Give back only the lines from the one that contains "Output the LaTeX" through the one that contains "Strength Reduction of", word for word and without images.
--------
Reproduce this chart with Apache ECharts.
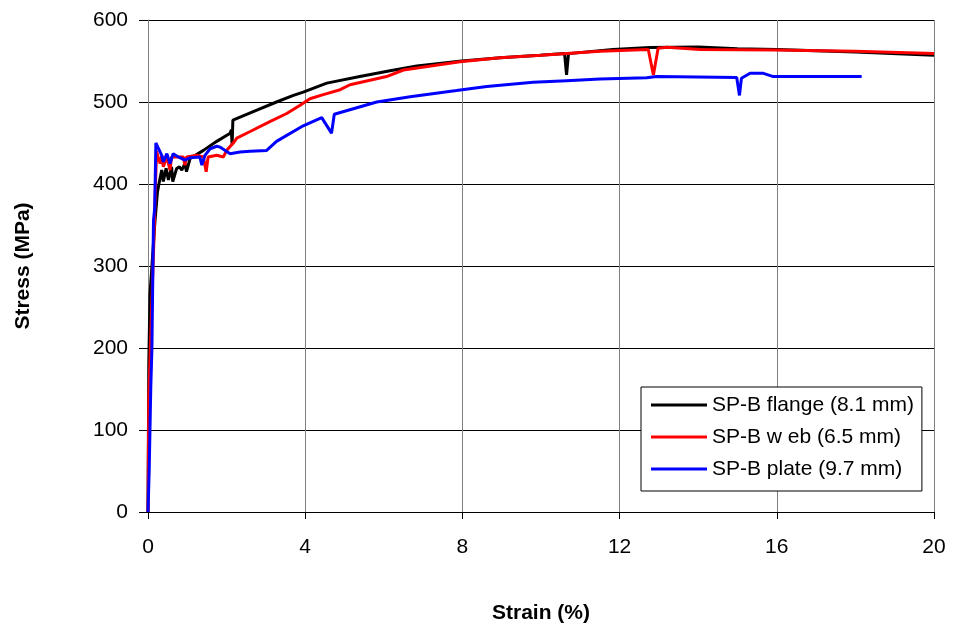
<!DOCTYPE html>
<html>
<head>
<meta charset="utf-8">
<script src="https://cdn.jsdelivr.net/npm/echarts@6/dist/echarts.min.js"></script>
<style>html,body{margin:0;padding:0;background:#fff;}#c{width:953px;height:635px;}</style>
</head>
<body>
<div id="c"></div>
<script>
var seriesNames = ['SP-B flange (8.1 mm)', 'SP-B w eb (6.5 mm)', 'SP-B plate (9.7 mm)'];
var xTicks = [0, 4, 8, 12, 16, 20];
var yTicks = [0, 100, 200, 300, 400, 500, 600];

var flangeStrain = [0,0.02,0.05,0.1,0.17,0.24,0.29,0.35,0.39,0.46,0.52,0.60,0.63,0.73,0.80,0.86,0.94,0.98,1.07,1.41,1.75,2.09,2.12,2.14,2.16,2.77,3.27,3.70,3.95,4.55,5.39,6.16,6.84,7.98,8.96,9.97,10.6,10.65,10.7,11.83,12.77,14,15,16,18,20];
var flangeStress = [0,180,265,300,350,390,403,417,403,419,405,421,403,419,421,417,425,415,431,441,452,462,466,448,478,490,500,508,512,523,531,538,544,550,554,557,559,533,559,564,566.5,567,565,564,561,557];

var webStrain = [0,0.02,0.06,0.1,0.15,0.19,0.22,0.27,0.31,0.35,0.39,0.48,0.56,0.60,0.90,0.94,0.98,1.24,1.41,1.48,1.53,1.75,1.92,2.0,2.17,2.26,2.60,3.10,3.53,3.87,4.12,4.46,4.89,5.14,6.07,6.5,7.94,8.96,10,11.5,12.73,12.86,12.98,13.2,14.05,15.9,18,20];
var webStress = [0,140,200,260,330,400,440,430,425,435,421,433,417,433,433,423,433,435,433,415,433,435,433,441,450,456,464,476,486,496,504,509,515,521,531,539,549,554,557,562,564,533,565.5,566.7,564,563.4,562,559];

var plateStrain = [0,0.03,0.07,0.1,0.12,0.14,0.17,0.2,0.25,0.35,0.39,0.48,0.56,0.64,0.77,0.94,1.07,1.32,1.37,1.45,1.58,1.75,1.83,2.09,2.34,2.6,3.02,3.27,3.95,4.42,4.67,4.74,5.82,6.67,7.85,8.62,9.8,10.65,11.5,12.69,12.94,14.98,15.05,15.1,15.32,15.66,15.91,18.16];
var plateStress = [0,50,150,200,280,356,370,450,445,435,427,437,425,437,433,429,432,433,423,435,443,446,445,437,439,440,441,452,471,481,462,485,500,506.5,514,519,524,526,528,529.6,531,530,508,529,535,535,531,531];

function pairs(xs, ys) { return xs.map(function (x, i) { return [x, ys[i]]; }); }

var colors = ['#000000', '#ff0000', '#0000ff'];
var font = 'Arial, "Liberation Sans", sans-serif';

var chart = echarts.init(document.getElementById('c'), null, {renderer: 'canvas'});
chart.setOption({
  animation: false,
  backgroundColor: '#ffffff',
  grid: {left: 148, right: 19, top: 20, bottom: 123, containLabel: false},
  legend: {
    orient: 'vertical',
    left: 641, top: 387,
    padding: [7, 8, 11, 10],
    itemGap: 10,
    itemWidth: 56, itemHeight: 3,
    icon: 'rect',
    backgroundColor: '#ffffff',
    borderColor: '#000000', borderWidth: 1,
    data: seriesNames,
    textStyle: {fontFamily: font, fontSize: 21, color: '#000', lineHeight: 22}
  },
  xAxis: {
    type: 'value', min: xTicks[0], max: xTicks[xTicks.length - 1], interval: 4,
    name: 'Strain (%)', nameLocation: 'middle', nameGap: 91,
    nameTextStyle: {fontFamily: font, fontSize: 21, fontWeight: 'bold', color: '#000'},
    axisLine: {show: true, onZero: false, lineStyle: {color: '#000', width: 1}},
    axisTick: {show: true, inside: false, length: 7, lineStyle: {color: '#000'}},
    axisLabel: {fontFamily: font, fontSize: 21, color: '#000', margin: 25},
    splitLine: {show: true, lineStyle: {color: '#808080', width: 1}}
  },
  yAxis: {
    type: 'value', min: yTicks[0], max: yTicks[yTicks.length - 1], interval: 100,
    name: 'Stress (MPa)', nameLocation: 'middle', nameGap: 114,
    nameTextStyle: {fontFamily: font, fontSize: 21, fontWeight: 'bold', color: '#000'},
    axisLine: {show: true, lineStyle: {color: '#808080', width: 1}},
    axisTick: {show: true, inside: false, length: 9, lineStyle: {color: '#000'}},
    axisLabel: {fontFamily: font, fontSize: 21, color: '#000', margin: 20},
    splitLine: {show: true, lineStyle: {color: '#000', width: 1}}
  },
  series: [
    {name: seriesNames[0], type: 'line', data: pairs(flangeStrain, flangeStress), showSymbol: false, symbol: 'none', lineStyle: {color: colors[0], width: 3}, itemStyle: {color: colors[0]}},
    {name: seriesNames[1], type: 'line', data: pairs(webStrain, webStress), showSymbol: false, symbol: 'none', lineStyle: {color: colors[1], width: 3}, itemStyle: {color: colors[1]}},
    {name: seriesNames[2], type: 'line', data: pairs(plateStrain, plateStress), showSymbol: false, symbol: 'none', lineStyle: {color: colors[2], width: 3}, itemStyle: {color: colors[2]}}
  ]
});
</script>
</body>
</html>
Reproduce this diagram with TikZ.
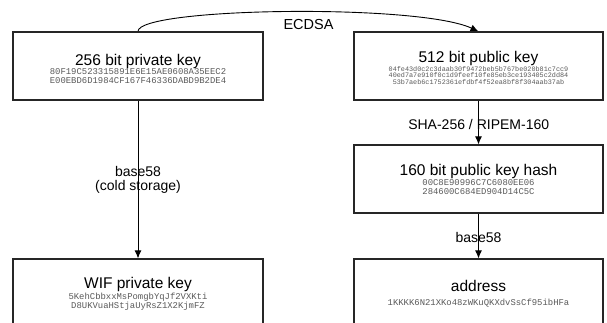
\documentclass[tikz,border=0pt]{standalone}
\usepackage{fontspec}
\setmainfont{Liberation Sans}
\newfontfamily\hexfont{Liberation Mono}
\usetikzlibrary{arrows.meta}
\definecolor{hexgray}{HTML}{5A5A5A}
\tikzset{
  box/.style={draw=black!85, fill=white, line width=1.2pt, minimum width=#1, minimum height=68pt, inner sep=0pt},
  title/.style={anchor=base, inner sep=0pt, font=\fontsize{15.5}{17}\selectfont},
  hex/.style={anchor=base, inner sep=0pt, text=hexgray, font=\hexfont\fontsize{8.9}{9}\selectfont},
  hexs/.style={anchor=base, inner sep=0pt, text=hexgray, font=\hexfont\fontsize{6.8}{7}\selectfont},
  lbl/.style={anchor=base, inner sep=0pt, font=\fontsize{14}{15}\selectfont},
  conn/.style={line width=0.9pt, -{Latex[length=8pt,width=7pt]}}
}
\begin{document}
\begin{tikzpicture}[x=1pt,y=-1pt]
\useasboundingbox (0,0) rectangle (607,322);
\clip (0,0) rectangle (607,322);
% box positions (drawn later, on top of connectors)
\coordinate (privC) at (138,66);
\coordinate (pubC) at (478.5,66);
\coordinate (hashC) at (478.5,179);
\coordinate (wifC) at (138,293);
\coordinate (addrC) at (478.5,293);
\path (privC) node[box=250pt, draw=none, fill=none] (priv) {};
\path (pubC) node[box=249pt, draw=none, fill=none] (pub) {};
\path (hashC) node[box=249pt, draw=none, fill=none] (hash) {};
\path (wifC) node[box=250pt, draw=none, fill=none] (wif) {};
\path (addrC) node[box=249pt, draw=none, fill=none] (addr) {};
% connectors
\draw[conn] (priv.north) .. controls +(0,-24) and +(-60,-28) .. (pub.north);
\draw[conn] (priv.south) -- (wif.north);
\draw[conn] (pub.south) -- (hash.north);
\draw[conn] (hash.south) -- (addr.north);
% visible boxes
\node[box=250pt] (privB) at (privC) {};
\node[box=249pt] (pubB) at (pubC) {};
\node[box=249pt] (hashB) at (hashC) {};
\node[box=250pt] (wifB) at (wifC) {};
\node[box=249pt] (addrB) at (addrC) {};
% texts
\node[title] (privT) at (138,65.3) {256 bit private key};
\node[hex] (privH1) at (138,74.6) {80F19C523315891E6E15AE0608A35EEC2};
\node[hex] (privH2) at (138,83.4) {E00EBD6D1984CF167F46336DABD9B2DE4};
\node[title] (pubT) at (478.5,62.5) {512 bit public key};
\node[hexs] (pubH1) at (478.5,71) {04fe43d0c2c3daab30f9472beb5b767be020b81c7cc9};
\node[hexs] (pubH2) at (478.5,77.6) {40ed7a7e910f0c1d9feef10fe85eb3ce193405c2dd84};
\node[hexs] (pubH3) at (478.5,84.2) {53b7aeb6c1752361efdbf4f52ea8bf8f304aab37ab};
\node[title] (hashT) at (478.5,175) {160 bit public key hash};
\node[hex] (hashH1) at (478.5,185.7) {00C8E90996C7C6080EE06};
\node[hex] (hashH2) at (478.5,194.3) {284600C684ED904D14C5C};
\node[title] (wifT) at (138,288.3) {WIF private key};
\node[hex] (wifH1) at (138,299) {5KehCbbxxMsPomgbYqJf2VXKti};
\node[hex] (wifH2) at (138,308.3) {D8UKVuaHStjaUyRsZ1X2KjmFZ};
\node[title] (addrT) at (478.5,291.7) {address};
\node[hex] (addrH) at (478.5,305) {1KKKK6N21XKo48zWKuQKXdvSsCf95ibHFa};
% labels
\node[lbl,font=\fontsize{14.5}{15}\selectfont] (ecdsa) at (308.5,29.3) {ECDSA};
\node[lbl] (sha) at (478.7,129.3) {SHA-256 / RIPEM-160};
\node[lbl] (b58r) at (478.5,242) {base58};
\node[lbl] (b58l) at (138,176.7) {base58};
\node[lbl] (cold) at (138,190) {(cold storage)};
\end{tikzpicture}
\end{document}
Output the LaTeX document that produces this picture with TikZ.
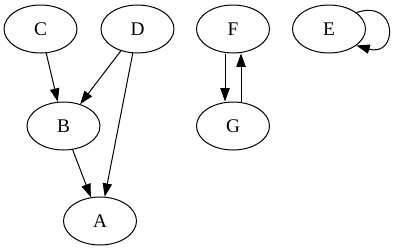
\documentclass[tikz,border=0pt]{standalone}
\usepackage{fontspec}
\setmainfont{Liberation Serif}
\usetikzlibrary{positioning, arrows.meta, shapes.geometric}

\begin{document}
\begin{tikzpicture}[
    x=0.75pt, y=0.75pt,
    every node/.style={font=\fontsize{14.5}{16}\selectfont},
    % plain ellipse for every vertex
    vertex/.style={draw, ellipse, line width=0.75pt, minimum width=54.75pt,
                   minimum height=36pt, inner sep=0pt},
    arrow/.style={-{Triangle[length=10pt, width=7pt]}, line width=0.75pt}
]
\useasboundingbox (0,0) rectangle (395,251);

\node[vertex] (C) at (40.5,222) {C};
\node[vertex] (D) at (137.5,222) {D};
\node[vertex] (B) at (63.5,125) {B};
\node[vertex] (A) at (100,30) {A};
\node[vertex] (F) at (233,222) {F};
\node[vertex] (G) at (233,125) {G};
\node[vertex] (E) at (329,222) {E};

\draw[arrow] (C) -- (B);
\draw[arrow] (D) -- (B);
\draw[arrow] (D) -- (A);
\draw[arrow] (B) -- (A);

\draw[arrow] ([xshift=-6pt]F.south) -- ([xshift=-6pt]G.north);
\draw[arrow] ([xshift=6pt]G.north) -- ([xshift=6pt]F.south);

\draw[arrow] (E.31) .. controls +(42,14) and +(42,-12) .. (E.-31);

\end{tikzpicture}
\end{document}
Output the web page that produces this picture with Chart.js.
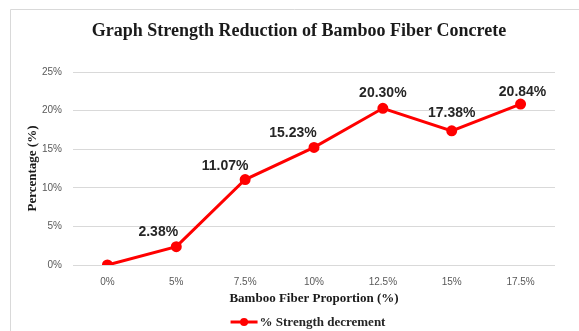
<!DOCTYPE html>
<html>
<head>
<meta charset="utf-8">
<script src="https://cdn.jsdelivr.net/npm/chart.js@4"></script>
<style>
  html, body { margin: 0; padding: 0; background: #fff; }
  #wrap { position: relative; width: 579px; height: 331px; }
</style>
</head>
<body>
<div id="wrap"><canvas id="chart" width="579" height="331"></canvas></div>
<script>
// ---- data ----
const proportions = ["0%", "5%", "7.5%", "10%", "12.5%", "15%", "17.5%"];
const strengthDecrement = [0, 2.38, 11.07, 15.23, 20.30, 17.38, 20.84];
const yTicks = [0, 5, 10, 15, 20, 25];
const chartTitle = "Graph Strength Reduction of Bamboo Fiber Concrete";

const RED = "#ff0000";
const GRID = "#d9d9d9";
const SERIF = "'Liberation Serif', 'Times New Roman', serif";
const SANS = "'Liberation Sans', Arial, sans-serif";

// frame lines of the chart box (top + left edge only visible) and the title
const framePlugin = {
  id: "frame",
  beforeDraw(chart) {
    const c = chart.ctx;
    c.save();
    c.strokeStyle = GRID;
    c.lineWidth = 1;
    c.beginPath();
    c.moveTo(10.5, chart.height);
    c.lineTo(10.5, 9.5);
    c.lineTo(chart.width, 9.5);
    c.stroke();
    // title sits a bit left of the plot centre, like the original
    c.font = "bold 18px " + SERIF;
    c.fillStyle = "#1a1a1a";
    c.textAlign = "center";
    c.textBaseline = "middle";
    c.fillText(chartTitle, 299, 31);
    c.restore();
  }
};

// value labels above points (positions dragged by hand in the original)
const valueLabels = {
  id: "valueLabels",
  afterDatasetsDraw(chart, args, opts) {
    const c = chart.ctx;
    const meta = chart.getDatasetMeta(0);
    const values = chart.data.datasets[0].data;
    c.save();
    c.font = "bold 14px " + SANS;
    c.fillStyle = "#262626";
    c.textAlign = "center";
    c.textBaseline = "middle";
    meta.data.forEach((pt, i) => {
      if (!values[i]) return;
      const off = opts.offsets[i] || [0, -14];
      c.fillText(values[i].toFixed(2) + "%", pt.x + off[0], pt.y + off[1]);
    });
    c.restore();
  }
};

// legend: line with round marker + serif label
const lineLegend = {
  id: "lineLegend",
  afterDraw(chart) {
    const c = chart.ctx;
    const ds = chart.data.datasets[0];
    const cx = (chart.chartArea.left + chart.chartArea.right) / 2 - 6;
    const y = 322;
    c.save();
    c.font = "bold 13px " + SERIF;
    const tw = c.measureText(ds.label).width;
    const total = 27 + 2 + tw;
    const x0 = cx - total / 2;
    c.strokeStyle = ds.borderColor;
    c.lineWidth = 3;
    c.beginPath();
    c.moveTo(x0, y);
    c.lineTo(x0 + 27, y);
    c.stroke();
    c.fillStyle = ds.borderColor;
    c.beginPath();
    c.arc(x0 + 13.5, y, 4, 0, Math.PI * 2);
    c.fill();
    c.fillStyle = "#262626";
    c.textAlign = "left";
    c.textBaseline = "middle";
    c.fillText(ds.label, x0 + 29, y + 1);
    c.restore();
  }
};

new Chart(document.getElementById("chart"), {
  type: "line",
  data: {
    labels: proportions,
    datasets: [{
      label: "% Strength decrement",
      data: strengthDecrement,
      borderColor: RED,
      backgroundColor: RED,
      borderWidth: 3,
      pointRadius: 4,
      pointBackgroundColor: RED,
      pointBorderColor: RED,
      tension: 0
    }]
  },
  options: {
    responsive: false,
    animation: false,
    devicePixelRatio: 1,
    layout: { padding: { left: 15, right: 24, top: 72, bottom: 25 } },
    plugins: {
      legend: { display: false },
      tooltip: { enabled: false },
      title: { display: false },
      valueLabels: {
        offsets: [[0, 0], [-18, -14], [-20, -13], [-21, -14], [0, -15], [0, -18], [2, -12]]
      }
    },
    scales: {
      x: {
        offset: true,
        grid: { display: false },
        border: { display: false },
        ticks: { color: "#595959", font: { family: SANS, size: 10 }, padding: 3 },
        title: {
          display: true,
          text: "Bamboo Fiber Proportion (%)",
          color: "#1a1a1a",
          font: { family: SERIF, size: 13, weight: "bold" },
          padding: { top: 3, bottom: 0 }
        },
        afterFit(scale) { scale.height = 41; }
      },
      y: {
        min: 0,
        max: 25,
        afterBuildTicks(scale) { scale.ticks = yTicks.map(v => ({ value: v })); },
        grid: { color: GRID, lineWidth: 1, drawTicks: false },
        border: { display: false },
        ticks: {
          color: "#595959",
          font: { family: SANS, size: 10 },
          padding: 11,
          callback: v => v + "%"
        },
        title: {
          display: true,
          text: "Percentage (%)",
          color: "#1a1a1a",
          font: { family: SERIF, size: 13, weight: "bold" },
          padding: { top: 10, bottom: 0 }
        },
        afterFit(scale) { scale.width = 58; }
      }
    }
  },
  plugins: [framePlugin, valueLabels, lineLegend]
});
</script>
</body>
</html>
--------
### Solution to this task:
Output the LaTeX document that produces this picture with TikZ.
\documentclass[tikz,border=0pt]{standalone}
\usepackage{fontspec}
\setmainfont{Liberation Serif}
\usetikzlibrary{positioning, arrows.meta, shapes.geometric}

\begin{document}
\begin{tikzpicture}[
    x=0.75pt, y=0.75pt,
    every node/.style={font=\fontsize{14.5}{16}\selectfont},
    % plain ellipse for every vertex
    vertex/.style={draw, ellipse, line width=0.75pt, minimum width=54.75pt,
                   minimum height=36pt, inner sep=0pt},
    arrow/.style={-{Triangle[length=10pt, width=7pt]}, line width=0.75pt}
]
\useasboundingbox (0,0) rectangle (395,251);

\node[vertex] (C) at (40.5,222) {C};
\node[vertex] (D) at (137.5,222) {D};
\node[vertex] (B) at (63.5,125) {B};
\node[vertex] (A) at (100,30) {A};
\node[vertex] (F) at (233,222) {F};
\node[vertex] (G) at (233,125) {G};
\node[vertex] (E) at (329,222) {E};

\draw[arrow] (C) -- (B);
\draw[arrow] (D) -- (B);
\draw[arrow] (D) -- (A);
\draw[arrow] (B) -- (A);

\draw[arrow] ([xshift=-6pt]F.south) -- ([xshift=-6pt]G.north);
\draw[arrow] ([xshift=6pt]G.north) -- ([xshift=6pt]F.south);

\draw[arrow] (E.31) .. controls +(42,14) and +(42,-12) .. (E.-31);

\end{tikzpicture}
\end{document}
Output the web page that produces this picture with Chart.js.
<!DOCTYPE html>
<html>
<head>
<meta charset="utf-8">
<script src="https://cdn.jsdelivr.net/npm/chart.js@4"></script>
<style>
  html, body { margin: 0; padding: 0; background: #fff; }
  #wrap { position: relative; width: 579px; height: 331px; }
</style>
</head>
<body>
<div id="wrap"><canvas id="chart" width="579" height="331"></canvas></div>
<script>
// ---- data ----
const proportions = ["0%", "5%", "7.5%", "10%", "12.5%", "15%", "17.5%"];
const strengthDecrement = [0, 2.38, 11.07, 15.23, 20.30, 17.38, 20.84];
const yTicks = [0, 5, 10, 15, 20, 25];
const chartTitle = "Graph Strength Reduction of Bamboo Fiber Concrete";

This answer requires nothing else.